「モノ」より「コト」を売る オタフクホールディングス 佐々木茂喜社長に聞く(1)お好み焼きで「団らん」2024年1月19日
原爆で焼け野原となった広島で生まれたソウルフードの「お好み焼」。鉄板と小麦粉、キャベツがあれば、安く簡単に作ることができ、復興に奮闘する人々の胃袋と心を満たした。オタフクソース(株)(広島市)の、お好み焼きに欠かせない「お好みソース」をメイン商品に、お好み焼き文化を全国に発信している。第12回「日本でいちばん大切にしたい会社」大賞(経済産業大臣賞)を獲得、「団らん」をキーワードに、社員を大切にする企業運営が評価された。オタフクホールディングス(株)の佐々木茂喜社長に聞いた。
お好み焼きで「団らん」
オタフクホールディングス社長 佐々木茂喜氏
――お好み焼きは、国内はもとより、いまや世界で親しまれるグローバルフードです。社長のお好み焼きへの思いを聞かせて下さい。
佐々木 お好み焼きのキーワードは「団らん」です。お好み焼きを広めることは、家族や知人、友人と団らんできる平和な社会をという、広島ならではの願いでもあります。
「団らん」のきっかけは、30年ほど前、大阪と東京のスーパーで出口調査を行い、お好みソースを買っていただいた理由を聞いたことがあります。
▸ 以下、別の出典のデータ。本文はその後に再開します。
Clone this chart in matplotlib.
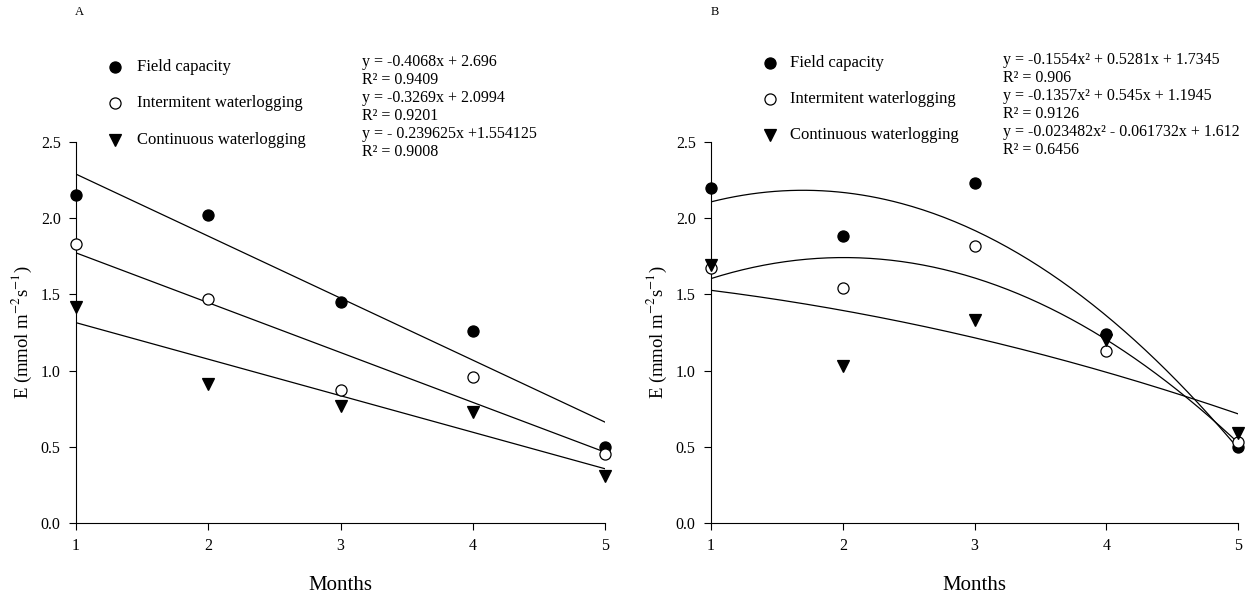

すると8割の人が「今日は家族がそろっているから、お好み焼きにする」という回答でした。
文化を全国に発信
ソースというモノを売るだけでなく、家族でお好み焼きを食べるというコトを売る。これがオタフクソース社員の共通意識です。お好み焼きの文化を全国に発信するため、社員が店頭でデモ販売するなど、直接お客様に召し上がっていただく機会をつくるとともに、さまざまな出版物を制作して積極的に活用しています。その一つに、お好み焼きにまつわる悲喜こもごもの思い出を募集し、優れた作品を一冊にまとめたエッセイ集があります。
全国のお好み焼きファンから応募があり、1952(昭和27)年お好みソースを作って以来70年間の思い出がたくさん詰まっています。5~6年ごとに制作し、2020年に発刊した4冊目は、約2500通のエピソードが寄せられ、うち50作品を選びました。
寄せられたエッセイを読むと、むかし苦労した時代の小さな幸福感であったり、家族や友人・知人のやさしさや思いやりであったりです。エッセイ集を寄贈したお得意先さまや図書館などから、「昔を思い出し、感動した」「貧しかったが、家族一緒に食べたことを思い出す」などの声をいただいています。
料理には、栄養やおいしさなどの機能的な価値と家族あるいは友人や仲間と楽しみながら食べる情緒的な価値の二つの面があると思いますが、お好み焼きはその両方の価値を備えた食べものです。
お好み焼きを囲んで家族や友人・知人とわいわいやる「団らん」、当社ではこれを「お好ミュニケーション」と呼んでいます。食事は、何を食べるかよりも誰と食べるかが大切で、そこにお互いのコミュニケーションが生まれ、そこはかとなく温かみを感じる。お好み焼きはそのようなコトを生む食べものです。
――どのような会社をめざしてきましたか。
佐々木 「いい会社ですね」と言われることですね。社員の家族が、子どもや配偶者の勤め先を聞かれて「オタフクソースです」と答えたとき、ごく自然に「いい会社ですね」と言ってもらえるような会社です。